Disaat
kaum perempuan ‘modern’ menyadari dan disertai dengan keterkejutan yang luar
biasa, bahwa dalam menjalani kehidupan di dunia ini perempuan berhak dan
mempunyai kesetaraan hidup dengan laki-laki melalui pengenalannya dengan
gerakan kesetaraan ‘gender’ di Barat serta merta mereka memandang Islam sebagai
musuh kaum perempuan.
Mengapa
harus Islam yang menjadi tumpahan kemarahan kaum perempuan? Kenapa tidak
menoleh ke sejarah Jepang misalnya seperti yang ditulis Bung Karno dalam
‘Sarinah’ Atau kemarahan itu tidak kepada Nietzshe atau Colette Dowling? Juga
kepada para ibu di seluruh Bumi, karena dari mereka pertumbuhan bayi laki-laki
maupun perempuan dapat menegaskan dirinya setelah dewasa?
Daftar
kemarahan itu amat panjang dan ujung-ujungnya dapat saja protes itu
sebenarnya ‘protes’ kepada Islam.
Feminisme
Istilah feminisme pertama kali muncul dan dipakai oleh para pendukung ‘pembebasan wanita’ berkenaan dengan keinginan mewakili gagasan-gagasan penulis ‘pencerahan’ yang digemari oleh Mary Wollstonecraft. Feminisme digerakkan oleh perasaan ketidakadilan dalam diri kaum perempuan yang merasa tersinggung atas penganugerahan hak-hak tertentu kepada kaum laki-laki (Jill Stepenson, 1995).
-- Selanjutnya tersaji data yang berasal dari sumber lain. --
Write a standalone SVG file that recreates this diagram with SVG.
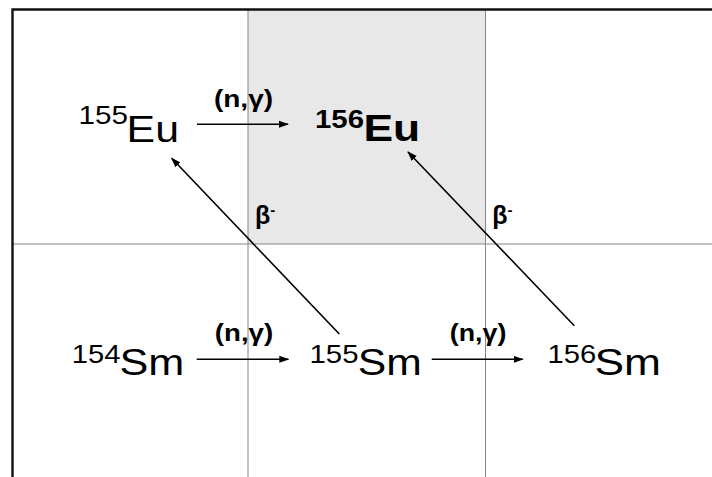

Istilah feminisme pertama kali muncul dan dipakai oleh para pendukung ‘pembebasan wanita’ berkenaan dengan keinginan mewakili gagasan-gagasan penulis ‘pencerahan’ yang digemari oleh Mary Wollstonecraft. Feminisme digerakkan oleh perasaan ketidakadilan dalam diri kaum perempuan yang merasa tersinggung atas penganugerahan hak-hak tertentu kepada kaum laki-laki (Jill Stepenson, 1995).
Sentuhan
feminisme di Indonesia ketika Raden Ajeng Kartini (1879-1904) kagum dengan
hiruk pikuknya gerakan pembebasan wanita di Barat. Peristiwa akulturasi budaya
ini tidak ada artinya seandainya kumpulan surat-surat Kartini yang ditujukan
kepada teman-temannya –kebanyakan orang-orang Belanda– tidak diterbitkan oleh
Mr.J.H.Abendanon pada tahun 1911, yang diberi judul “Door Duitsternis Tot
Licht”
Dari
kumpulan surat-surat itu (sebenarnya ada banyak surat yang di-edit dan tidak
diterbitkan oleh Abendanon) rupanya pemahaman Kartini tentang kedudukan wanita
di Barat tidak lebih sama dengan peran wanita di lingkungan tembok-tembok
‘kadipaten’ tempat tinggalnya, yang memperoleh ketidakadilan dari laki-laki.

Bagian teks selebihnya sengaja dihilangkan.